Task requirements
Copy exactly the lines that run from the top of the listing to the line containing "plt.rcParams['font.family'] = ['Liberation", both ends included, and omit the pictures.

Data section
%%
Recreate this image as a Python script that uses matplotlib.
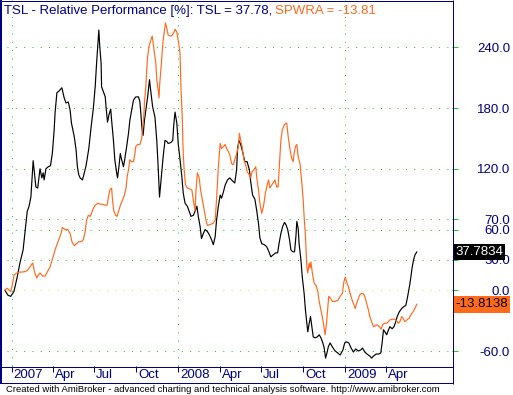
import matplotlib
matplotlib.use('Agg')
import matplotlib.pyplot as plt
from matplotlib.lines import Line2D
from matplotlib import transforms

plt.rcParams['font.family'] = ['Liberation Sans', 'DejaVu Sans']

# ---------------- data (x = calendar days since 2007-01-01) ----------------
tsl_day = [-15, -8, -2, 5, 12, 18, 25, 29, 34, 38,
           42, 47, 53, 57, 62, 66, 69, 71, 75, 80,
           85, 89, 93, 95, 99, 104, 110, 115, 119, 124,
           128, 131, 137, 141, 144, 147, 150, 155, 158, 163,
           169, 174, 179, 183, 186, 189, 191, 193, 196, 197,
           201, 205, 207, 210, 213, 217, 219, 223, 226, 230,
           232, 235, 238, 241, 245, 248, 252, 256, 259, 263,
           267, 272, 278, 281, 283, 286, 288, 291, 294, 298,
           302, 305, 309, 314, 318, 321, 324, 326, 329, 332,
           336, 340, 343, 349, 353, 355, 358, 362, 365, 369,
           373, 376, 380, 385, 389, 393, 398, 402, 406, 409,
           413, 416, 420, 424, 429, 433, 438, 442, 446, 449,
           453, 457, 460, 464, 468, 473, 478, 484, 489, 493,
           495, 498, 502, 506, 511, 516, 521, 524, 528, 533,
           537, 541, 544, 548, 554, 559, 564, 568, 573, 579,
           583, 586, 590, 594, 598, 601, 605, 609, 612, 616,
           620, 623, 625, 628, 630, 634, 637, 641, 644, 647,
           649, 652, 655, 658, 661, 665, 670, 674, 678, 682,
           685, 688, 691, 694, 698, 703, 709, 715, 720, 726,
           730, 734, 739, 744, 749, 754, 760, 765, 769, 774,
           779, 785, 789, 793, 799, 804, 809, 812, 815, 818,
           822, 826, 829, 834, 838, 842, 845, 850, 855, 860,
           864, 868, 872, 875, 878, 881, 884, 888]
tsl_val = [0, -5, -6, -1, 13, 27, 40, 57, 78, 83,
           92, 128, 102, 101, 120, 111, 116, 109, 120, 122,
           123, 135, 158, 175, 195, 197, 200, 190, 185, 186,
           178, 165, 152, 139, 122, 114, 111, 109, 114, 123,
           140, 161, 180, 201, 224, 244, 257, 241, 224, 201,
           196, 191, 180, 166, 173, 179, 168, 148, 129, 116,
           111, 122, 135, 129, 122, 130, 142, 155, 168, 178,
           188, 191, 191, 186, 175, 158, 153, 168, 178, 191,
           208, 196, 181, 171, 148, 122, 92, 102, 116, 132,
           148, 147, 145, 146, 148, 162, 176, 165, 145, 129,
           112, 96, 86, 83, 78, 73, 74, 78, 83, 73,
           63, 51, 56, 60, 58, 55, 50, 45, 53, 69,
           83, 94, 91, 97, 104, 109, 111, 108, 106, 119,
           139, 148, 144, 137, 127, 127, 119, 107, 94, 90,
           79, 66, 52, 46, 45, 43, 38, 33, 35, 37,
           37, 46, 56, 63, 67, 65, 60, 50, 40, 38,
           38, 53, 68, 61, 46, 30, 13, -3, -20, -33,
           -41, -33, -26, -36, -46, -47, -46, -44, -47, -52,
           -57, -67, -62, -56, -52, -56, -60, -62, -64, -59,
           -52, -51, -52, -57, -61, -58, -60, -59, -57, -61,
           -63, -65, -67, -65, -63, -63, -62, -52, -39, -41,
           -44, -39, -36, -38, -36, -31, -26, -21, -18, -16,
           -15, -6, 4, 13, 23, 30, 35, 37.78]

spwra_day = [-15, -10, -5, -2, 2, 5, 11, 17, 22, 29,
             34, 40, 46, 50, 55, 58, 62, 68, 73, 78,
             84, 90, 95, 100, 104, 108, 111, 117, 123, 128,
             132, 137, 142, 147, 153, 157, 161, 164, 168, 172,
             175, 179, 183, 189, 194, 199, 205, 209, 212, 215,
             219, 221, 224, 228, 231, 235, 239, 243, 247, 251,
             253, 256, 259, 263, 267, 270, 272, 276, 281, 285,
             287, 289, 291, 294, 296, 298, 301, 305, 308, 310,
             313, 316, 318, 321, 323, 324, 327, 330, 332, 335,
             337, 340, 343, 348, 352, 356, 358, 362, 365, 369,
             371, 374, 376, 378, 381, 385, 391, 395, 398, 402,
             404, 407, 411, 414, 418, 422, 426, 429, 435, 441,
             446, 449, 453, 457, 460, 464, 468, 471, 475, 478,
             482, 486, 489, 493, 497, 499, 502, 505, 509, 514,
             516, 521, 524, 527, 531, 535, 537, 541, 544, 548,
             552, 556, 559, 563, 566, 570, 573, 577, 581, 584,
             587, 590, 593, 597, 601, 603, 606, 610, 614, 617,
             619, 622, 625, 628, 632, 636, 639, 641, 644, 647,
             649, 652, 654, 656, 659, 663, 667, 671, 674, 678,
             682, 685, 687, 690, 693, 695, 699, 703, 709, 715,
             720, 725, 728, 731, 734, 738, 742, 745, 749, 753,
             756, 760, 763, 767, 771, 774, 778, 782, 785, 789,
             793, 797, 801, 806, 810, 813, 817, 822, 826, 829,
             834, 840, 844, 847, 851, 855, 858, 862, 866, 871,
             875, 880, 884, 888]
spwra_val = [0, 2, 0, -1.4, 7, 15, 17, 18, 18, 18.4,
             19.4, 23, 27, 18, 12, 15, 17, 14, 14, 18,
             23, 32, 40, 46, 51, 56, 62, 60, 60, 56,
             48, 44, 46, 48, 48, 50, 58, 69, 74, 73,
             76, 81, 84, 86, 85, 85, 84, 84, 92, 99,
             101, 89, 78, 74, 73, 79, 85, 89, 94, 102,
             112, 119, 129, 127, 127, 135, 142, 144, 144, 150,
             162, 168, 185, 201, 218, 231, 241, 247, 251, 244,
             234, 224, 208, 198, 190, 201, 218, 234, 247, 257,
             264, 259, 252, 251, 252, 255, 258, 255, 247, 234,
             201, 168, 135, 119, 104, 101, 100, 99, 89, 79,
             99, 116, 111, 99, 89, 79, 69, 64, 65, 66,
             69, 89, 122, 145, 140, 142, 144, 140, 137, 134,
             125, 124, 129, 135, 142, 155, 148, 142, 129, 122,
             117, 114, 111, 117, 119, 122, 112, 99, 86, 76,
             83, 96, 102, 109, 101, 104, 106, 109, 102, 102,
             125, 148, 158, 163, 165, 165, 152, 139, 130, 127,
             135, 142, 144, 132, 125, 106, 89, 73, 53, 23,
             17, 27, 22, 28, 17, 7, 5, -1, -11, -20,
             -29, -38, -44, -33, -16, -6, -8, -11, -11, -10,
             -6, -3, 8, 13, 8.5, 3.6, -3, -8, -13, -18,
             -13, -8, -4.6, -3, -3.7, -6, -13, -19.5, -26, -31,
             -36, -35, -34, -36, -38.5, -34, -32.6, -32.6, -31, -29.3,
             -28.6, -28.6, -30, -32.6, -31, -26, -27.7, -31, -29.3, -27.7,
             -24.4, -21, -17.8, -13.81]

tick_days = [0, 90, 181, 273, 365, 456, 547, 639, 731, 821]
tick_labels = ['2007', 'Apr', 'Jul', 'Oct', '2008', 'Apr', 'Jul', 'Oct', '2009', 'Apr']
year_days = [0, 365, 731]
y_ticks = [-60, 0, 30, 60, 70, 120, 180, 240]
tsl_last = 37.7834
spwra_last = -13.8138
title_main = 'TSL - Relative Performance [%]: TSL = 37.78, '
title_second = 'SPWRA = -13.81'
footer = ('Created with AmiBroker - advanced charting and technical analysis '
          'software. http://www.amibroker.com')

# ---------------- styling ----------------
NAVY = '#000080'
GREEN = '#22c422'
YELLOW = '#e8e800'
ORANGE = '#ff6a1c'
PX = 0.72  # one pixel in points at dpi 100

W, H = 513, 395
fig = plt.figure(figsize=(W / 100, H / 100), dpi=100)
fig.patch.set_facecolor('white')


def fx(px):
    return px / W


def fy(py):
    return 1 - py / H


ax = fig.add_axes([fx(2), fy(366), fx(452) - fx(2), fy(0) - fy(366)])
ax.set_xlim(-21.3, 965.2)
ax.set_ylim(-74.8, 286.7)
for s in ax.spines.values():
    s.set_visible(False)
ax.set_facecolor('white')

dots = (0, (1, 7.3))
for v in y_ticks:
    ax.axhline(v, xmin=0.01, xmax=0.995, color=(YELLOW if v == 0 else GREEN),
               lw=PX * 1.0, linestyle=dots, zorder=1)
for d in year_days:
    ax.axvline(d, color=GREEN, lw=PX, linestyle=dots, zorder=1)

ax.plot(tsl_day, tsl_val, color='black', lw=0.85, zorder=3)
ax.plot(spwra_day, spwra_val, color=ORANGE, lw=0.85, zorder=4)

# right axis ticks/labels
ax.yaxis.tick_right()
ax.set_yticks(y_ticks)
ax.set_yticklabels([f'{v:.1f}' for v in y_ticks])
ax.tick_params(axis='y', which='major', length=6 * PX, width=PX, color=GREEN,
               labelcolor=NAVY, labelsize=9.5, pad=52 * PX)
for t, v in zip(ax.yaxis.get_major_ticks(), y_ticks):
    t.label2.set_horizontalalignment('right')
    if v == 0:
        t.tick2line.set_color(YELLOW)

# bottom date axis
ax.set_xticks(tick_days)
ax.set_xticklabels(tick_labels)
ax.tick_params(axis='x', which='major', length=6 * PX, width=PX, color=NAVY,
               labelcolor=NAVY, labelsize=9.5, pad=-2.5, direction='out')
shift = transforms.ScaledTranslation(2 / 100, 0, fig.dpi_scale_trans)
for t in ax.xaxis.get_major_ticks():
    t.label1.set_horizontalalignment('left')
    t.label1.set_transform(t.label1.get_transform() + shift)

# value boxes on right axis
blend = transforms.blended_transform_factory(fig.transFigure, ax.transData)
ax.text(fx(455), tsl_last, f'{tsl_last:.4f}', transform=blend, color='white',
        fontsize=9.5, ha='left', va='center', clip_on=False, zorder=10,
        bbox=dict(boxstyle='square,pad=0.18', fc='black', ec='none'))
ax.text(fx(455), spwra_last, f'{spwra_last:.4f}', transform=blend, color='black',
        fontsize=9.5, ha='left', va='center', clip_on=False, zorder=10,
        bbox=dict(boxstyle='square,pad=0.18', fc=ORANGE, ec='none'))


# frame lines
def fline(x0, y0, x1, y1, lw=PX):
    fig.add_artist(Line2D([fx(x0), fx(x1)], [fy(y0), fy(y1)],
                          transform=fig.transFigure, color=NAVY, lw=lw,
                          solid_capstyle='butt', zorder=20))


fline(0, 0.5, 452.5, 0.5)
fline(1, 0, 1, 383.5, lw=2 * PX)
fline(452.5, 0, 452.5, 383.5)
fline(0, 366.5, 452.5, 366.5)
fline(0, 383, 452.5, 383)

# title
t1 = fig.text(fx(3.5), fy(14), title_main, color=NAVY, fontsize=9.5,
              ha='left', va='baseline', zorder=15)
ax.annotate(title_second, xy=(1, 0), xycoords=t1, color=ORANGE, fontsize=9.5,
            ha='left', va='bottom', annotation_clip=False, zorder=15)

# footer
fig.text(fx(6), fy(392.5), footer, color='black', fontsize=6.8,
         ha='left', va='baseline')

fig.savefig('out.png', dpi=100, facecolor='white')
%%
The solution
Recreate this image as a Python script that uses matplotlib.
import matplotlib
matplotlib.use('Agg')
import matplotlib.pyplot as plt
from matplotlib.lines import Line2D
from matplotlib import transforms

plt.rcParams['font.family'] = ['Liberation Sans', 'DejaVu Sans']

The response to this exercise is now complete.